The collapse in the popularity of established political parties is just one element of the breaking down of the order of the past thirty years. To many who have grown up with the reassuring predictability of two-party political systems this will be very confusing, others might simply ask why it taken so long for Darwinian disruption to impact politics.
Indeed, innovation and disruption characterize many industries and many walks of life. Should politics be exempt? Take business as an analogy: new companies and ventures often succeed because of a new technology or a shift in consumer behavior. Of the top companies by market capitalization in the United States, a good number did not exist twenty years ago.
However, in politics, many of the political parties prominent today have been around for a very long time. To take this analogy further: if the French Socialist Party, the Democratic Party in the United States, or the Tory Party in the United Kingdom were stocks, they would trade at a sharp valuation difference from their peers. If they were companies, their sales would be falling and talk would grow of a takeover.

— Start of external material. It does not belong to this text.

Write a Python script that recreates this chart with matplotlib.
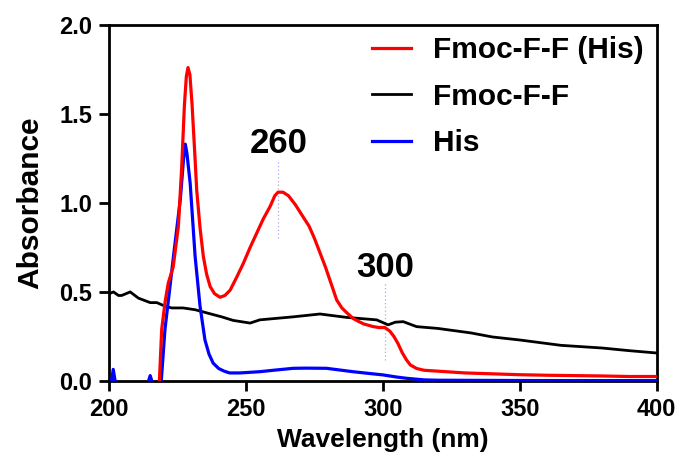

In many ways, political parties have it easy; they are not subject to the same stresses as companies. Indeed, political parties are also lucky in that unlike, say, consumer goods companies, their “consumers” have been more loyal in their preferences. This stickiness is under threat. Persistently lowered income expectations, demographics, immigration, and the influence of social media all tend to lead voters to be less anchored by party heritage and identity.
Allegiances to parties tend to be built through families and communities and are only broken by the deepest of crises. In this way, the change of preferences being registered by many voters is a sign of both how societies are changing, and of the stresses being placed on those societies.
Another reason established parties are drifting from their political moorings is that many of them are associated with events and individuals in history. As time passes, events foundational to their rise have less meaning and relevance for younger generations.
So far, diminished support for incumbent parties in Europe is occurring in tandem with the rise of both new parties and a resurgence in some parties with singular identities (i.e. Greens). What we have so far seen little of is a split in a major party. In coming months, it is not unreasonable to think that this could happen in the United Kingdom, in the sense that the Tories are split between Brexiteers and Remainers, while Labour is cleft between hard-left-wing Corbyn socialists and a moderate New Labour faction.
What is even more interesting is that US politics has apparently been spared the dislocations evident across Europe. Party unity may only be cosmetic. We can easily paint a picture of a political spectrum being stretched on the right between the Trump/Pence Republicans and the Bush country-club Republicans and then on the other side between the Sanders/Warren/AOC Democrats versus the Obama/Clinton Democrats. In the US, it may be that a fiscal or debt crisis is needed to break the Republicans or a more profound socio-economic crisis leads to a breech in the Democratic party.
One way in which mainstream parties have managed to survive in recent years is that they have co-opted radical people and causes. This was the case with the Republicans and Donald Trump and with the Tories and the Brexit referendum. The success of the Brexit Party in the EU Parliamentary elections now leaves the Tories exposed, whilst the financial and economic damage that Donald Trump’s trade war is doing may leave many Republicans questioning the party’s economic credentials and its fast evaporating reputation as the guardian of the economy and finance.
In the absence of a deus ex machina in the form of a third party government or international body (it could be the OECD in the run up to the G20 meeting), senior Republicans need to step forward with a framework that can safeguard the intellectual property rights of American companies, its national security whilst at the same time avoiding unnecessary economic and diplomatic shocks.
I can think of few current Republican senators and Congressmen/women who are ready to do so.